Exercise directions -
Skip all pictures. Write out the data below from its first line through the line that contains "import * as".

----

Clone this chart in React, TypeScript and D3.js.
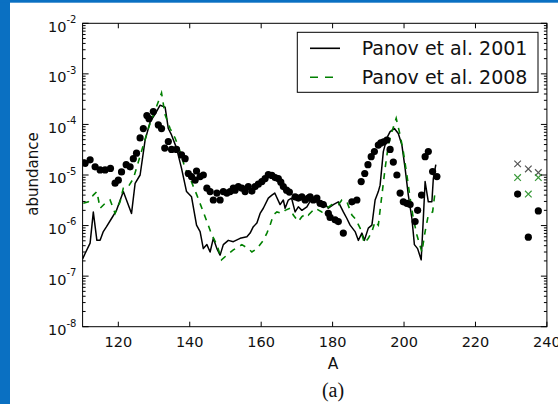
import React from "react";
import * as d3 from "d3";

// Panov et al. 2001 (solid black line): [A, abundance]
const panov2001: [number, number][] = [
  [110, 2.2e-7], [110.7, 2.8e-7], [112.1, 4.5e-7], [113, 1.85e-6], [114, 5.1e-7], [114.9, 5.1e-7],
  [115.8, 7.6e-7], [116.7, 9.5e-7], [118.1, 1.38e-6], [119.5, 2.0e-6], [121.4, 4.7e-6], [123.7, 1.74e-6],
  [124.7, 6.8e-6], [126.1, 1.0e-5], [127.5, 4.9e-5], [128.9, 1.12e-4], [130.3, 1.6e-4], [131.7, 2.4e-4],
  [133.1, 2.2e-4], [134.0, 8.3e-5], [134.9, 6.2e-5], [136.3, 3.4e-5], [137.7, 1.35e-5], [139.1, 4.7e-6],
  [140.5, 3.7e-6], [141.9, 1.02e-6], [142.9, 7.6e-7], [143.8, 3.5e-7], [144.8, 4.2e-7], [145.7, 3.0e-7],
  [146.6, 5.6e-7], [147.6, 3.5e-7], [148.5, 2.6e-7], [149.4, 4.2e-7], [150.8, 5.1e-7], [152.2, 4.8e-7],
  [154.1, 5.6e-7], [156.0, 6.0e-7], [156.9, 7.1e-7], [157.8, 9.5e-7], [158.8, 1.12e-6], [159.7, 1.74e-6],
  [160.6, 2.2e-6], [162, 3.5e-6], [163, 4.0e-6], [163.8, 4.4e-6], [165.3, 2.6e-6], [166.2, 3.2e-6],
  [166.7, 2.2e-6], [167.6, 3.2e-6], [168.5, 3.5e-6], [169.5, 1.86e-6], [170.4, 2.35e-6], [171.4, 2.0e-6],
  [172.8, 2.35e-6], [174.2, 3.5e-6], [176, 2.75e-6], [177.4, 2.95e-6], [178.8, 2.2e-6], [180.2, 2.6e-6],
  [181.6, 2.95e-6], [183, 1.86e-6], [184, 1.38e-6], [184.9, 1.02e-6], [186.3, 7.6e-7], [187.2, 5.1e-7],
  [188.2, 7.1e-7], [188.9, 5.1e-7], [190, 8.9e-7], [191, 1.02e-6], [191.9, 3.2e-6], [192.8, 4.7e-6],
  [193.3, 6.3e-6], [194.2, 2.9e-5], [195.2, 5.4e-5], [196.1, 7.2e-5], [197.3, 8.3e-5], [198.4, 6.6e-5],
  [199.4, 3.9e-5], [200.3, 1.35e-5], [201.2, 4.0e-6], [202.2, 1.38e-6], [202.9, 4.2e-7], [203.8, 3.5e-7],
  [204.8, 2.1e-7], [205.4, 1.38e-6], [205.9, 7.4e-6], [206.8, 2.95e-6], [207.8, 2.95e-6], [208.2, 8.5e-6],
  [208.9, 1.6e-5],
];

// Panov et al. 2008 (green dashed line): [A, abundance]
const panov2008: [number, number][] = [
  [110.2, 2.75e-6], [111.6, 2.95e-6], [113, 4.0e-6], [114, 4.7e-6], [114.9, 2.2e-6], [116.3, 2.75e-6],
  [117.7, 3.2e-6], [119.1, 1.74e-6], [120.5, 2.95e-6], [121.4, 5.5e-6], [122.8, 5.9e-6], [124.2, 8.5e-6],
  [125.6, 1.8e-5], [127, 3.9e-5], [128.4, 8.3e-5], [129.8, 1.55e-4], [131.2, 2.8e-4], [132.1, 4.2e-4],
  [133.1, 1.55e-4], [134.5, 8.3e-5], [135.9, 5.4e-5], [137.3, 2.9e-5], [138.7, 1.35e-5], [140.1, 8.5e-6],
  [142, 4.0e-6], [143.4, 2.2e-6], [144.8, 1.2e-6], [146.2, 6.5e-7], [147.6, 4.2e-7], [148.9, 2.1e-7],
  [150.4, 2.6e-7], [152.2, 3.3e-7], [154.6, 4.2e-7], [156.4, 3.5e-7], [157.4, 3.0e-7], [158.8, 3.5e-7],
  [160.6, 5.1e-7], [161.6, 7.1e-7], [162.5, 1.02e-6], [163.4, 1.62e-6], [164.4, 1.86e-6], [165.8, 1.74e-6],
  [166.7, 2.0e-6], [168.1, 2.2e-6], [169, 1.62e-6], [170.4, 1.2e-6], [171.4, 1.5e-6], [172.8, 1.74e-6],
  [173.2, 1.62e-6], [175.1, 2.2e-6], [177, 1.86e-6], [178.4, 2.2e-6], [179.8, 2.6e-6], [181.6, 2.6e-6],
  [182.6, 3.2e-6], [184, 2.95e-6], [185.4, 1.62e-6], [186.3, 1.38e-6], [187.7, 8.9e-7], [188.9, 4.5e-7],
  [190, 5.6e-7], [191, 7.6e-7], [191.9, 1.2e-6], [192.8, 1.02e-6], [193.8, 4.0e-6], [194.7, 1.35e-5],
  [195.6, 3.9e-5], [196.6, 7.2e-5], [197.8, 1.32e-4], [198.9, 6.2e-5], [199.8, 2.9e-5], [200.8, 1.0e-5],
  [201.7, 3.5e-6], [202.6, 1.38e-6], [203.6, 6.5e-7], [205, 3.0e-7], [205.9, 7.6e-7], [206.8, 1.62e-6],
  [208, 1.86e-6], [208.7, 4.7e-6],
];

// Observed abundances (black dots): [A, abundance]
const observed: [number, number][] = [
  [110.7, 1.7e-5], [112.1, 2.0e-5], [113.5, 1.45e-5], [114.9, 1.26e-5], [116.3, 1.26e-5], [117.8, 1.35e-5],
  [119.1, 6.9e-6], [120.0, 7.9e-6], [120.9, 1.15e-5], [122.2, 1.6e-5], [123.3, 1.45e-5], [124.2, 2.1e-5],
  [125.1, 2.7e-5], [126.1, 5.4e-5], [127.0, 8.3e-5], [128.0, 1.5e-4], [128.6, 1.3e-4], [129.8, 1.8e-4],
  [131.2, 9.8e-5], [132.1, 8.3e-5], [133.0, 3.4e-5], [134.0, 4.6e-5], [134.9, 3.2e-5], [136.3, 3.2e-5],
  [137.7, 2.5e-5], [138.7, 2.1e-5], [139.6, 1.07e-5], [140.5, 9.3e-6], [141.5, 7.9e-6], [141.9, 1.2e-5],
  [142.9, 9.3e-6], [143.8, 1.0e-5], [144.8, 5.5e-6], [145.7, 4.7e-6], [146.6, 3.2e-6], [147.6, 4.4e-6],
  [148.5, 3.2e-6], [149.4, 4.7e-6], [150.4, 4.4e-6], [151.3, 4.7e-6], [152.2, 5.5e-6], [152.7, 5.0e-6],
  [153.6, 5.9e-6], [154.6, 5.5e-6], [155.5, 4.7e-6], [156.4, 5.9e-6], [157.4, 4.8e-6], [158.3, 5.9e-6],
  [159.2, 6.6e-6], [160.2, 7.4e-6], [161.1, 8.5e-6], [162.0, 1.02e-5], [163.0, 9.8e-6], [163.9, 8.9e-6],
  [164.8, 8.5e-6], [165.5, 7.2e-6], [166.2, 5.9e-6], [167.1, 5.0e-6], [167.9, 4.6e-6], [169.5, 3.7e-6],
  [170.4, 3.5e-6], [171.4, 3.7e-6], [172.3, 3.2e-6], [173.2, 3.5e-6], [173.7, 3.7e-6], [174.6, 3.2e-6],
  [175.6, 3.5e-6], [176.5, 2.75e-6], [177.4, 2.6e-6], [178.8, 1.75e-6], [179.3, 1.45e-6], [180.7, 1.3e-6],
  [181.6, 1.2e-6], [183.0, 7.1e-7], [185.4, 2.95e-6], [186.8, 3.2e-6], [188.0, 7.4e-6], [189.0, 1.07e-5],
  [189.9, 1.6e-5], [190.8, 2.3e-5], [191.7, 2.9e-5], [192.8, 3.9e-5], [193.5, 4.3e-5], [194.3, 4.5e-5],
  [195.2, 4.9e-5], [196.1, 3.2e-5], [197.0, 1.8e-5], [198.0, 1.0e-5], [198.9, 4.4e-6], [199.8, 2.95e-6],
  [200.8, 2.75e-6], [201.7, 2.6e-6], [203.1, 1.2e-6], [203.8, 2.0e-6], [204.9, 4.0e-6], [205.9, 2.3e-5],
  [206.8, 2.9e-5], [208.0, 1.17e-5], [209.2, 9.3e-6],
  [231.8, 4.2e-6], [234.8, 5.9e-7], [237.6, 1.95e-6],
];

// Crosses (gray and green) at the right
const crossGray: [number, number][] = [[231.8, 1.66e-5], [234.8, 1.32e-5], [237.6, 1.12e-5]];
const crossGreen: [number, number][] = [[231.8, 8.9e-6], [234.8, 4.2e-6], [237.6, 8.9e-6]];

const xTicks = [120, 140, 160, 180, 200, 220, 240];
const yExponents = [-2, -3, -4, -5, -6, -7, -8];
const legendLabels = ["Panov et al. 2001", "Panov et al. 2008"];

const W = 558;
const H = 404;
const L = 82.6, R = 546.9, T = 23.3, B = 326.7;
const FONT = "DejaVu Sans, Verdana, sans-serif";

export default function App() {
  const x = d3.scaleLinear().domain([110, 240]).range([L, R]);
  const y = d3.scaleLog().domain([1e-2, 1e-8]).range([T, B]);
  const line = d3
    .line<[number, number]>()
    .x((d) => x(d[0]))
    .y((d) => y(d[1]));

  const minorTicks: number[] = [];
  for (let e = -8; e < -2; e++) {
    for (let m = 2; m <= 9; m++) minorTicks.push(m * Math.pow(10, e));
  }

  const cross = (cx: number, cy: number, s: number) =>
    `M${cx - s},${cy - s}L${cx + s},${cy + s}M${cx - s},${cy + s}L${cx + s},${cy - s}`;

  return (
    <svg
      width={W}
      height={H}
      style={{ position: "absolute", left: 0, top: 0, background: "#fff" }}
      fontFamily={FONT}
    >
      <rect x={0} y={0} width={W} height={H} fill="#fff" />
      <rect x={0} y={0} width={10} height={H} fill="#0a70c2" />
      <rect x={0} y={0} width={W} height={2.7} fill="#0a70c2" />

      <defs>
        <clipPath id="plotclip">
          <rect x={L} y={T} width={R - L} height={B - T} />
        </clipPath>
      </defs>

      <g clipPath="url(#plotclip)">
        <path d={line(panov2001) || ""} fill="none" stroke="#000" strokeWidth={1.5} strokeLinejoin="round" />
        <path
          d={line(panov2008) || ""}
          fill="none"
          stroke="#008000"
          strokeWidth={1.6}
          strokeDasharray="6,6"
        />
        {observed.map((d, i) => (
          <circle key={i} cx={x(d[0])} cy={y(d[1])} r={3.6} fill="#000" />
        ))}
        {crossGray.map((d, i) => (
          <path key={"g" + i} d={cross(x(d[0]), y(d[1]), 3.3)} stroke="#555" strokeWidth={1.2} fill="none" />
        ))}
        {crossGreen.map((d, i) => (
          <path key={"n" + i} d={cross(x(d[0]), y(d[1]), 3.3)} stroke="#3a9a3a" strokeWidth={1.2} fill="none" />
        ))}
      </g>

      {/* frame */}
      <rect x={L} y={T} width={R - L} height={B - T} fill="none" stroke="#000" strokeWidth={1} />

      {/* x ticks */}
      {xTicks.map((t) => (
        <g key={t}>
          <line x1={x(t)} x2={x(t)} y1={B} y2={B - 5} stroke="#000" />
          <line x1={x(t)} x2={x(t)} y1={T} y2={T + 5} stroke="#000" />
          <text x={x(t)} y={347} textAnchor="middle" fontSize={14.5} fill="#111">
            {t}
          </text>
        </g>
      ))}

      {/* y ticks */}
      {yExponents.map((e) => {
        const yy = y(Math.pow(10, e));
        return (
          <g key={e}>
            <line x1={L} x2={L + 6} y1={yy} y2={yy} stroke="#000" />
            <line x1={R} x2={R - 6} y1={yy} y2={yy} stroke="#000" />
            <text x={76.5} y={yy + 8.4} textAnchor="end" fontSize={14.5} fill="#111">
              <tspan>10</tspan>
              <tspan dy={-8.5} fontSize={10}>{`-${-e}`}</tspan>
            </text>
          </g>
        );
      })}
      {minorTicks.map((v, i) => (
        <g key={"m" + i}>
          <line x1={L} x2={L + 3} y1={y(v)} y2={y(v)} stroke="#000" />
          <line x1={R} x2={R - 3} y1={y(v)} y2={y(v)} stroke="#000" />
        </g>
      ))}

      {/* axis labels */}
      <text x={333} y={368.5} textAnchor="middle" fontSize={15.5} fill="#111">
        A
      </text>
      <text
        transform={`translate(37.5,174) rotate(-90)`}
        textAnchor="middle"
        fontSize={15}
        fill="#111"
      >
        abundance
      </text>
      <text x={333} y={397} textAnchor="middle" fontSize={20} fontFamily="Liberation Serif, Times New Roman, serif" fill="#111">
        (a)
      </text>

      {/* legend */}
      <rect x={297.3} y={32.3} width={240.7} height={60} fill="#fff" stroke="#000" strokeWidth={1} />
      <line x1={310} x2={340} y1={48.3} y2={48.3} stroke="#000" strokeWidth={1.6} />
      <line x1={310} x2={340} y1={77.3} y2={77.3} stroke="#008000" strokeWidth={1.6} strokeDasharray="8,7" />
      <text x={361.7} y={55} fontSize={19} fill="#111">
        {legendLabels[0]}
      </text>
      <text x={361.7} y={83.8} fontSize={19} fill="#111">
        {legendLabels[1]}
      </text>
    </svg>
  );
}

----

Task output -
Clone this chart in React, TypeScript and D3.js.
import React from "react";
import * as d3 from "d3";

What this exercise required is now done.